In 2009, Sessler’s Organ Concerto was chosen as a featured work for a showcase CD of the Fred J. Cooper Memorial Organ in Verizon Hall at The Kimmel Center, Philadelphia. The Cooper Organ is the largest new mechanical action pipe organ in an American concert hall incorporating 125 ranks and 6,938 pipes. This recording includes Alan Morrison, organ with The Chamber Orchestra of Philadelphia conducted by Mischa Santora [Opus 76: The Fred J. Cooper Memorial Organ ACA Digital Recording, Inc. CM20108]. Other recent recordings include: Sonata for Harp & Guitar which was included on Musica Mágica by Mirjam Schröder, harp and Maximilian Mangold, guitar [Musicaphon Records]; and The Rascally Rogue of the Beanstalk which highlights New Works for Narrator, Violin and Cello by Auricolae Children’s Music Troupe [New Focus Recording].

Among the soloists and ensembles that have entered works by Eric Sessler into their core repertoire includes: the German duo Mirjam Schröder, harp and Maximilian Mangold, guitar (Sonata for Harp & Guitar); Jason Vieaux (Sonata No. 1); Auricolae Children’s Music Troupe (The Rascally Rogue of the Beanstalk); Bonita Boyd, flute and Nicholas Goluses, guitar (Hammerhead); Duo Cantiga (Good Words to You); and flutist April Clayton (Sawmill Sunshine). Most recently, April Clayton featured Sawmill Sunshinein performance at the 2009 Flute Convention, which was held in New York City.

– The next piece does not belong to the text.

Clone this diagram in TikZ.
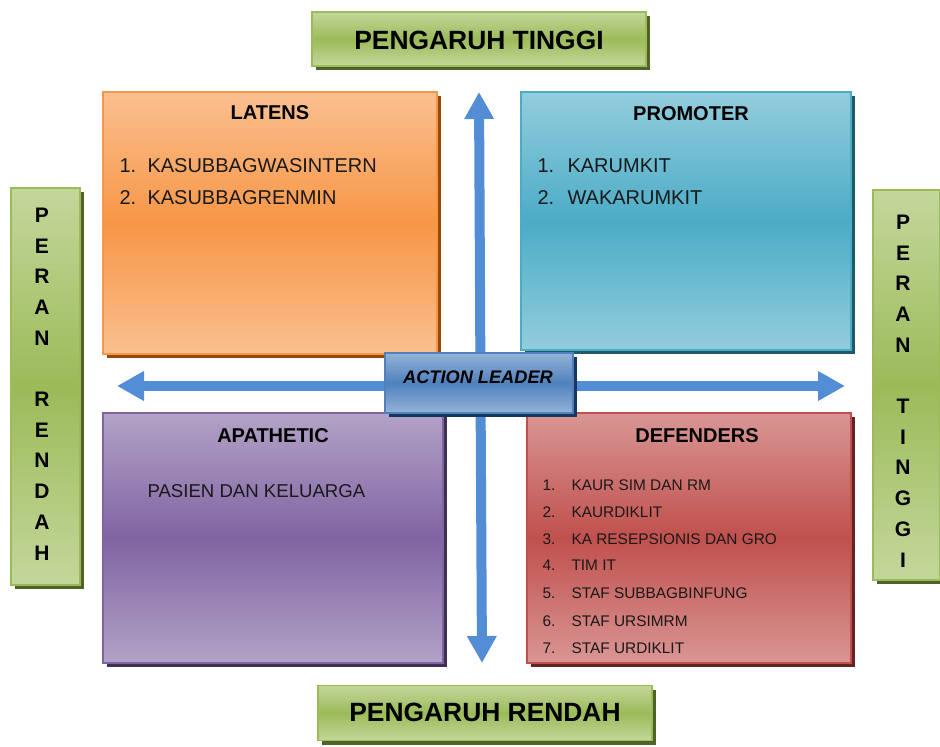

Dr. Sessler is a member of the faculties of the Curtis Institute of Music and the Juilliard School of Music’s pre-college division. A 1993 Curtis Institute graduate in composition, Sessler received his Doctor of Musical Arts and Master of Music degrees from the Juilliard School and his Bachelor of Music degree from Manhattan School of Music. His major teachers were Samuel Adler, David Diamond, and Ned Rorem. Additionally, he studied classical guitar with Nicholas Goluses.